Я с тех пор сдавал кровь более 70 раз. Но, почему-то кажется, что тогда это было больше нужно обществу, чем ныне. Хотя тогда сдавали по 230 грамм, а сегодня – по 450. Может, всё дело в том дополнительном к отпуску оплачиваемом дне?

Осколки (сочинение на свободную тему)

«Осколки» были написаны очень давно в ответ на просьбу одного издательства рассказать о своем видении 80-х в Нарве и Эстонии. Когда оказалось, что к политике эти заметки не имеют никакого отношения, публикация не состоялась. А сегодня, разгребая архив, я их обнаружил. И, может, кому-то еще будет интересно вспомнить то время.

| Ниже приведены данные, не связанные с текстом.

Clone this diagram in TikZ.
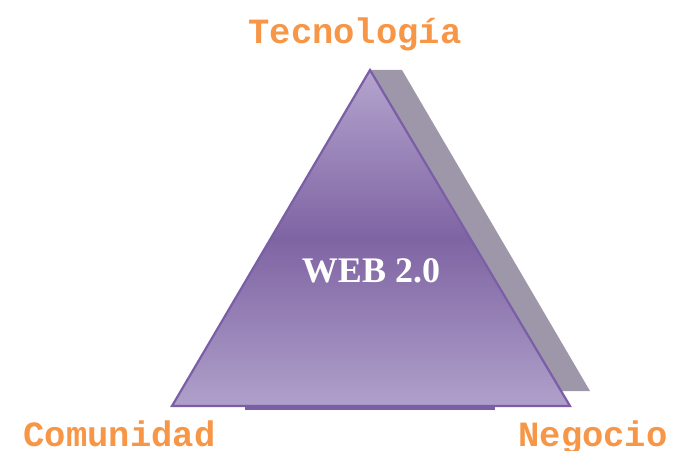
\documentclass[tikz,border=0pt]{standalone}
\usepackage{fontspec}
\setmainfont{Liberation Serif}
\newfontfamily\labelfont{Liberation Mono}
\begin{document}
\begin{tikzpicture}[x=1pt,y=1pt,
  cornerlabel/.style={font=\labelfont\bfseries\fontsize{35.5}{36}\selectfont, text=labelorange, anchor=base, inner sep=0pt},
  centerlabel/.style={font=\bfseries\fontsize{36}{38}\selectfont, text=white, anchor=base, inner sep=0pt}]
\definecolor{labelorange}{HTML}{F79646}
\definecolor{trilight}{HTML}{B4A4CE}
\definecolor{tridark}{HTML}{7F64A3}
\definecolor{trilightb}{HTML}{AFA0CA}
\definecolor{tristroke}{HTML}{7B5FA6}
\definecolor{shadowgrey}{HTML}{9E97A9}
\useasboundingbox (0,0) rectangle (693,450);
% shadow
\coordinate (sA) at (370,380);
\coordinate (sB) at (402,380);
\coordinate (sC) at (590,59);
\coordinate (sD) at (561,59);
\fill[shadowgrey] (sA) -- (sB) -- (sC) -- (sD) -- cycle;
% base line
\coordinate (bL) at (245,42);
\coordinate (bR) at (495,42);
\draw[tristroke, line width=3] (bL) -- (bR);
% triangle
\coordinate (top) at (370,380);
\coordinate (left) at (172,44);
\coordinate (right) at (570,44);
\shade[top color=trilight, bottom color=trilightb, middle color=tridark] (top) -- (left) -- (right) -- cycle;
\draw[tristroke, line width=2.2, line join=miter] (top) -- (left) -- (right) -- cycle;
% labels
\node[centerlabel] (web) at (371,167) {WEB 2.0};
\node[cornerlabel] (tec) at (355,406) {Tecnología};
\node[cornerlabel] (com) at (119.5,4) {Comunidad};
\node[cornerlabel] (neg) at (593,4) {Negocio};
\end{tikzpicture}
\end{document}
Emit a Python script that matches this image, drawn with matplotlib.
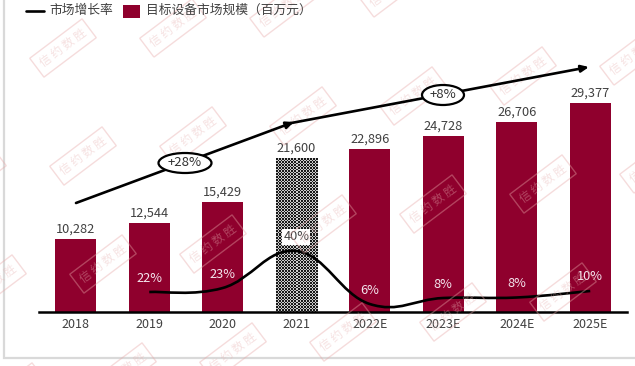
import numpy as np
import matplotlib
matplotlib.use("Agg")
import matplotlib.pyplot as plt
from matplotlib.path import Path
from matplotlib.patches import PathPatch, Ellipse

plt.rcParams['font.family'] = ['Noto Sans CJK SC', 'DejaVu Sans']

categories = ['2018', '2019', '2020', '2021', '2022E', '2023E', '2024E', '2025E']
market_size = [10282, 12544, 15429, 21600, 22896, 24728, 26706, 29377]
growth_labels = [None, '22%', '23%', '40%', '6%', '8%', '8%', '10%']
# curve height above the baseline as drawn in the picture (not to the scale of its labels)
growth_curve = [None, 20, 24, 61, 8, 14, 14.5, 21]
legend_line = '市场增长率'
legend_bar = '目标设备市场规模（百万元）'
trend_labels = ['+28%', '+8%']
stamp_text = '信 约 数 胜'

W, H = 635, 366
RED = '#8f002d'
GREY = '#404040'
fig = plt.figure(figsize=(W / 100, H / 100), dpi=100)
fig.patch.set_facecolor('white')

def rect(x0, y0, x1, y1):
    return [x0 / W, 1 - y1 / H, (x1 - x0) / W, (y1 - y0) / H]

# frame
bg = fig.add_axes([0, 0, 1, 1], zorder=0)
bg.set_xlim(0, W); bg.set_ylim(H, 0); bg.axis('off')
bg.plot([4, 4, W], [0, 358, 358], color='#d9d9d9', lw=1.6, solid_joinstyle='miter')

# bars
ax = fig.add_axes(rect(39, 20, 627, 312), zorder=1)
ax.patch.set_alpha(0)
x = np.arange(len(categories))
ylim = (0, 29377 * 292 / 209)
bars = ax.bar(x, market_size, width=0.558, color=RED, zorder=2)
ax.set_xlim(-0.5, 7.5); ax.set_ylim(*ylim)
ax.set_xticks(x, categories, fontsize=9, color=GREY)
ax.tick_params(axis='x', length=0, pad=4)
ax.set_yticks([])
for s in ('top', 'left', 'right'):
    ax.spines[s].set_visible(False)
ax.spines['bottom'].set_linewidth(1.8)
ax.spines['bottom'].set_color('black')
ax.spines['bottom'].set_zorder(5)

# 2021 bar: dotted fill
b = bars[3]
b.set_facecolor('none')
tile = np.array([[0.1, 0.1, 0.8], [0.1, 0.1, 0.8], [0.8, 0.8, 0.1]], float)
checker = np.tile(tile, (100, 20))
bw = b.get_width() * 588 / 8
px = b.get_height() * 292 / ylim[1]
img = ax.imshow(checker[:int(px), :int(bw)], cmap='gray', vmin=0, vmax=1, aspect='auto',
                interpolation='nearest', zorder=2,
                extent=(b.get_x(), b.get_x() + b.get_width(), 0, b.get_height()))
ax.set_xlim(-0.5, 7.5); ax.set_ylim(*ylim); ax.set_aspect('auto')

for xi, v in zip(x, market_size):
    ax.annotate(f'{v:,}', (xi, v), xytext=(0, 10), textcoords='offset pixels',
                ha='center', va='center', fontsize=9.2, color=GREY, zorder=6)

# smooth growth curve
ax2 = fig.add_axes(rect(39, 20, 627, 312), zorder=2)
ax2.patch.set_alpha(0); ax2.axis('off')
ax2.set_xlim(-0.5, 7.5); ax2.set_ylim(0, 292)
idx = [i for i, v in enumerate(growth_curve) if v is not None]
pts = np.array([(i, growth_curve[i]) for i in idx], float)
verts = [tuple(pts[0])]; codes = [Path.MOVETO]
for k in range(len(pts) - 1):
    p0 = pts[max(k - 1, 0)]; p1 = pts[k]; p2 = pts[k + 1]; p3 = pts[min(k + 2, len(pts) - 1)]
    verts += [tuple(p1 + (p2 - p0) / 5), tuple(p2 - (p3 - p1) / 5), tuple(p2)]
    codes += [Path.CURVE4] * 3
ax2.add_patch(PathPatch(Path(verts, codes), fc='none', ec='black', lw=1.9, capstyle='butt', zorder=7))
for i in idx:
    dark = categories[i] == '2021'
    ax2.annotate(growth_labels[i], (i, growth_curve[i]), xytext=(0, 14), textcoords='offset pixels',
                 ha='center', va='center', fontsize=9.2,
                 color=GREY if dark else '#f4e6ee', zorder=6,
                 bbox=dict(fc='white', ec='none', pad=0.8) if dark else None)

# overlay: stamps, trend arrows, legend
ov = fig.add_axes([0, 0, 1, 1], zorder=3)
ov.patch.set_alpha(0); ov.axis('off')
ov.set_xlim(0, W); ov.set_ylim(H, 0)

for i in range(-2, 7):
    for j in range(0, 4):
        cx = 63 + 110 * i + 20 * j
        cy = 48 - 20 * i + 108 * j
        if -40 < cx < W + 40 and -30 < cy < H + 30:
            ov.text(cx, cy, stamp_text, fontsize=8.5, color='#e8b4b4', alpha=0.4,
                    rotation=37, rotation_mode='anchor', ha='center', va='center',
                    clip_on=True, zorder=1,
                    bbox=dict(boxstyle='square,pad=0.45', fc='none', ec='#e8a8a8', lw=1.0, alpha=0.4))

arrow = dict(arrowstyle='-|>,head_length=0.45,head_width=0.2', color='black', lw=1.9,
             shrinkA=0, shrinkB=0)
ov.annotate('', xy=(294, 122), xytext=(76, 203), arrowprops=arrow, zorder=3)
ov.annotate('', xy=(589, 67), xytext=(286, 124), arrowprops=arrow, zorder=3)
for (cx, cy, w), t in zip([(185, 163, 53), (443, 95, 42)], trend_labels):
    ov.add_patch(Ellipse((cx, cy), w, 20, fc='white', ec='black', lw=1.6, zorder=4))
    ov.text(cx, cy, t, ha='center', va='center', fontsize=9.5, color='#303030', zorder=5)

ov.plot([26, 44], [10.5, 10.5], color='black', lw=1.9, solid_capstyle='round', zorder=4)
ov.text(49, 10.5, legend_line, ha='left', va='center', fontsize=9.2, color=GREY, zorder=5)
ov.fill_between([123, 140], [4.5, 4.5], [18, 18], color=RED, lw=0, zorder=4)
ov.text(146, 10.5, legend_bar, ha='left', va='center', fontsize=9.2, color=GREY, zorder=5)

fig.savefig('out.png', dpi=100)
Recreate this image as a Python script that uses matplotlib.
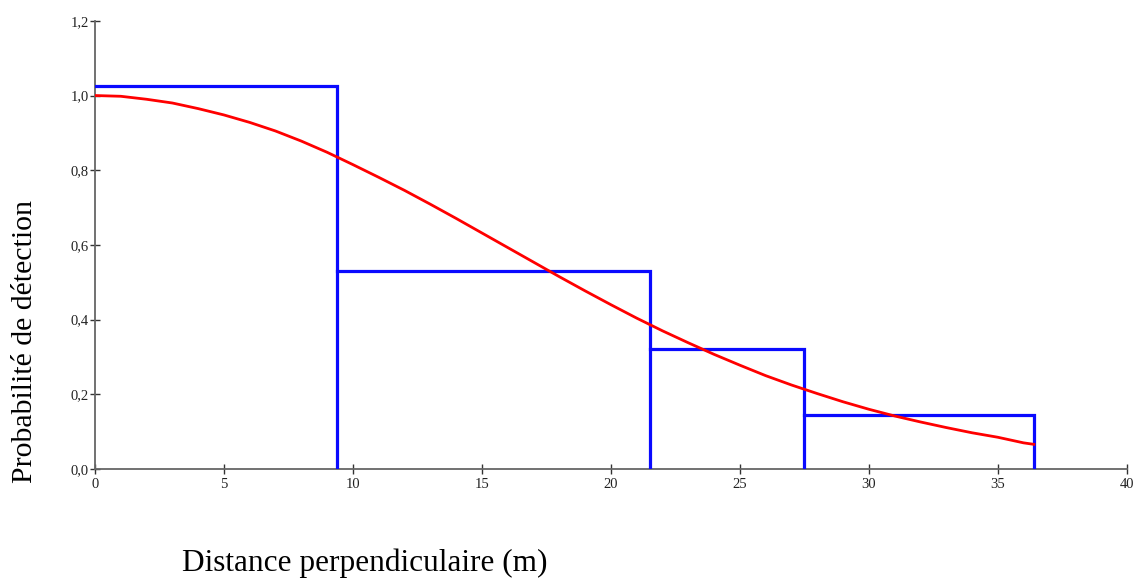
import matplotlib.pyplot as plt
from matplotlib.ticker import FuncFormatter

# Histogram of detections (bar edges and heights)
bin_edges = [0, 9.4, 21.5, 27.5, 36.4]
bin_heights = [1.025, 0.53, 0.322, 0.145]

# Fitted detection function
curve_x = [0, 1, 2, 3, 4, 5, 6, 7, 8, 9, 10, 11, 12, 13, 14, 15, 16, 17, 18,
           19, 20, 21, 22, 23, 24, 25, 26, 27, 28, 29, 30, 31, 32, 33, 34, 35, 36, 36.4]
curve_y = [1.00, 0.998, 0.99, 0.98, 0.965, 0.948, 0.928, 0.905, 0.878, 0.848,
           0.815, 0.781, 0.746, 0.709, 0.671, 0.632, 0.593, 0.554, 0.515, 0.477,
           0.44, 0.404, 0.37, 0.338, 0.307, 0.278, 0.25, 0.225, 0.202, 0.18,
           0.16, 0.142, 0.126, 0.111, 0.097, 0.085, 0.07, 0.066]

x_ticks = [0, 5, 10, 15, 20, 25, 30, 35, 40]
y_ticks = [0.0, 0.2, 0.4, 0.6, 0.8, 1.0, 1.2]

XLABEL = "Distance perpendiculaire (m)"
YLABEL = "Probabilité de détection"

plt.rcParams['font.family'] = ['Liberation Serif', 'DejaVu Serif']

fig = plt.figure(figsize=(11.35, 5.79), dpi=100)
ax = fig.add_axes([0.0837, 0.19, 0.909, 0.774])

# bars: top edge + right edge only
for i, h in enumerate(bin_heights):
    left, right = bin_edges[i], bin_edges[i + 1]
    ax.plot([left, right, right], [h, h, 0], color='#0a0aff', lw=2.3,
            solid_joinstyle='miter', zorder=3)

ax.plot(curve_x, curve_y, color='#ff0000', lw=2.0, zorder=4)

ax.set_xlim(0, 40)
ax.set_ylim(0, 1.2)
ax.set_xticks(x_ticks)
ax.set_yticks(y_ticks)
ax.xaxis.set_major_formatter(FuncFormatter(lambda v, p: "%d" % v))
ax.yaxis.set_major_formatter(FuncFormatter(lambda v, p: ("%.1f" % v).replace('.', ',')))

for side in ['top', 'right']:
    ax.spines[side].set_visible(False)
for side in ['left', 'bottom']:
    ax.spines[side].set_color('#666666')
    ax.spines[side].set_linewidth(1.3)

ax.tick_params(axis='both', direction='inout', length=7, width=1.0,
               color='#333333', labelsize=10.5, labelcolor='#222222')
ax.tick_params(axis='x', pad=3)
ax.tick_params(axis='y', pad=1)

fig.text(0.321, 0.028, XLABEL, ha='center', va='center', fontsize=22.5)
fig.text(0.022, 0.41, YLABEL, ha='center', va='center', rotation=90, fontsize=21.5)

fig.savefig('out.png', dpi=100)
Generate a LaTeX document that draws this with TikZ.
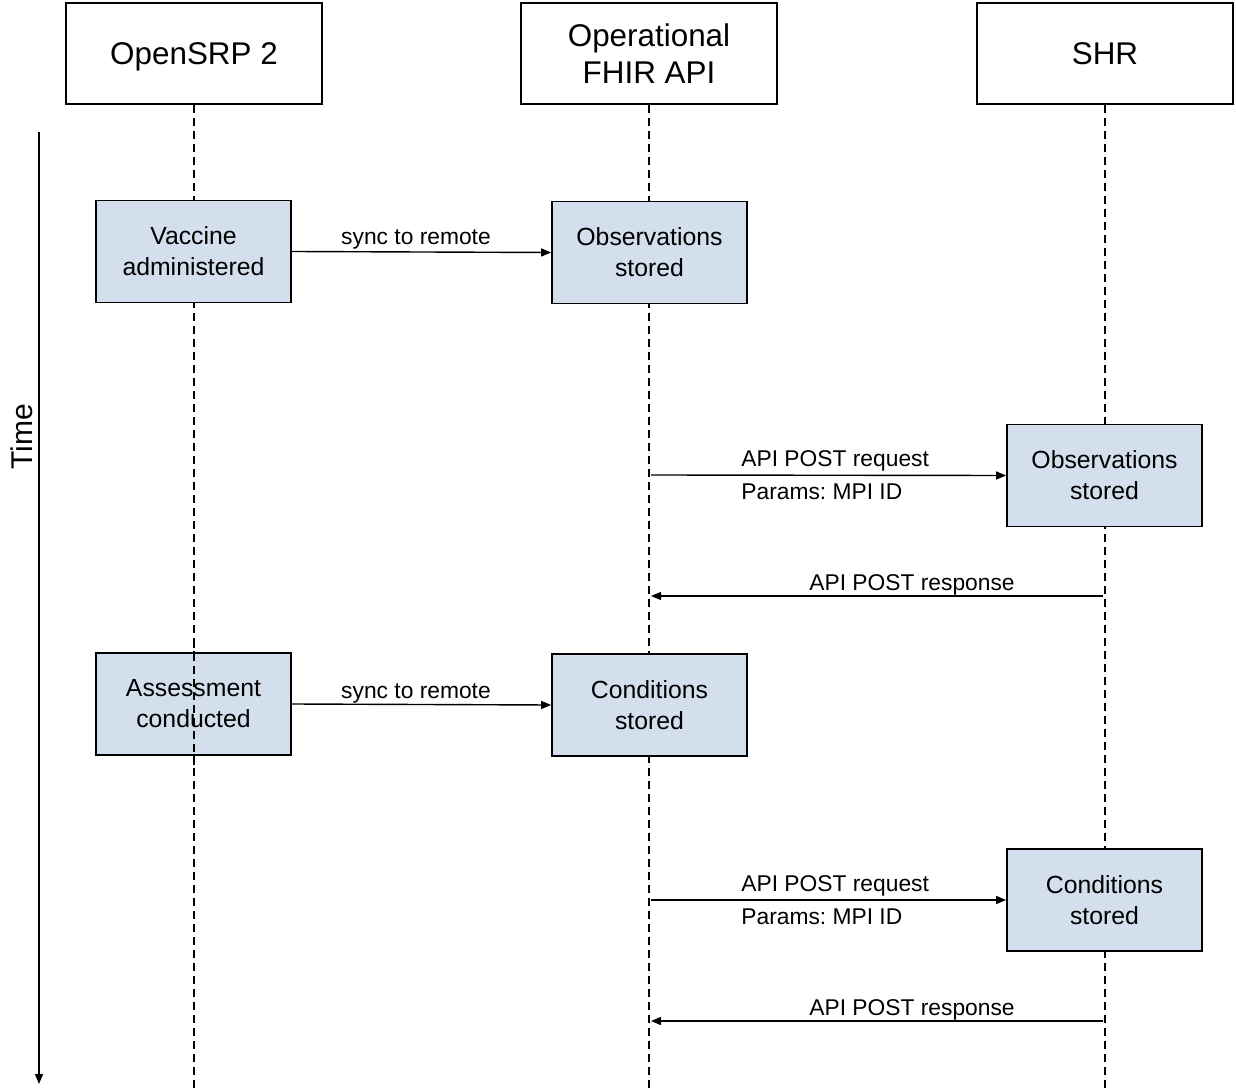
\documentclass[tikz,border=0pt]{standalone}
\usepackage{fontspec}
\setmainfont{Liberation Sans}
\usetikzlibrary{arrows.meta}
\definecolor{boxblue}{HTML}{D4DFEE}
\frenchspacing
\begin{document}
\begin{tikzpicture}[x=0.5pt,y=-0.5pt,
  actor/.style={draw=black,line width=0.9pt,fill=white,minimum width=128pt,minimum height=50.5pt,align=center,inner sep=0pt,font=\fontsize{15.7}{18.5}\selectfont},
  evbox/.style={draw=black,line width=0.9pt,fill=boxblue,minimum width=97.5pt,minimum height=51pt,align=center,inner sep=0pt,font=\fontsize{12.4}{15.5}\selectfont},
  life/.style={draw=black,line width=0.8pt,dash pattern=on 4pt off 2.5pt},
  msg/.style={draw=black,line width=0.7pt,-{Triangle[length=5pt,width=4pt]}},
  lbl/.style={font=\fontsize{11.4}{14}\selectfont,inner sep=0pt}]
\useasboundingbox (0,0) rectangle (1236,1090);
% actors
\node[actor,text depth=0pt] (osrp) at (194,53.5) {OpenSRP 2};
\node[actor] (fhir) at (649,53.5) {Operational\\FHIR API};
\node[actor] (shr) at (1105,53.5) {SHR};
\coordinate (osrpend) at (194,1090);
\coordinate (fhirend) at (649,1090);
\coordinate (shrend) at (1105,1090);
% lifelines
\draw[life] (osrp.south) -- (osrpend);
\draw[life] (fhir.south) -- (fhirend);
\draw[life] (shr.south) -- (shrend);
% time axis
\coordinate (t0) at (39,132);
\coordinate (t1) at (39,1084);
\draw[line width=0.7pt,-{Triangle[length=5pt,width=4pt]}] (t0) -- (t1);
\node[rotate=90,inner sep=0pt,font=\fontsize{15}{18}\selectfont] (time) at (22,437) {Time};
% events
\node[evbox] (vacc) at (193.5,251.5) {Vaccine\\administered};
\node[evbox] (obs1) at (649.5,252.5) {Observations\\stored};
\node[evbox] (obs2) at (1104.5,475.5) {Observations\\stored};
\node[evbox] (assess) at (193.5,704) {Assessment\\conducted};
\node[evbox] (cond1) at (649.5,705) {Conditions\\stored};
\node[evbox] (cond2) at (1104.5,900) {Conditions\\stored};
% lifeline over the assessment box
\draw[life] (194,640) -- (194,770);
% coordinates on lifelines
\coordinate (f1) at (651,475);
\coordinate (s1) at (1103,596);
\coordinate (f2) at (651,596);
\coordinate (f3) at (651,900);
\coordinate (s2) at (1103,1021);
\coordinate (f4) at (651,1021);
% messages
\draw[msg] (vacc.east) -- (obs1.west);
\node[lbl] (l1) at (416,240) {sync to remote};
\draw[msg] (f1) -- (obs2.west);
\node[lbl,anchor=west] (l2) at (741,461) {API POST request};
\node[lbl,anchor=west] (l3) at (741,492) {Params: MPI ID};
\draw[msg] (s1) -- (f2);
\node[lbl] (l4) at (912,585) {API POST response};
\draw[msg] (assess.east) -- (cond1.west);
\node[lbl] (l5) at (416,693) {sync to remote};
\draw[msg] (f3) -- (cond2.west);
\node[lbl,anchor=west] (l6) at (741,886) {API POST request};
\node[lbl,anchor=west] (l7) at (741,917) {Params: MPI ID};
\draw[msg] (s2) -- (f4);
\node[lbl] (l8) at (912,1010) {API POST response};
\end{tikzpicture}
\end{document}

1984 год, общежитие ТГУ, Тартуского, тогда еще – Государственного Университета. Лежу на своей кровати с книжкой. Открывается дверь, в проеме – неизвестный мне парень. Ищет Стальнухина.
Признаюсь, не вставая, что это я. Чего надо-то? В ответ он представляется старшим лейтенантом КГБ и пихает мне под нос «корочки». Предлагает сдать книгу Солженицына, которая, по имеющейся у него достоверной информации, находится у меня.
На дворе – 84-ый, год Оруэлла, тогда еще тоже запрещенного, и КГБ пока в полной силе. Но мне наплевать. Несколько месяцев назад, отслужив – день в день — ровно два года я демобилизовался. Меня уже не напугаешь эксматрикуляцией и призывным пунктом, свои три пары сапог я сносил и 14 с половиной килограмм армейского масла съел, дедовщину пережил. Книга же ценная, она до сих пор в моей библиотеке на почетном месте – самое первое издание «Одного дня Ивана Денисовича». Посылаю парня куда подальше. Он уходит.
Чуть позже приходит понимание, что что-то, наверное, меняется в нашей жизни, потому что никаких последствий это соприкосновение с человеком из «конторы», пусть оно и было по касательной, не влечет. Но это позже.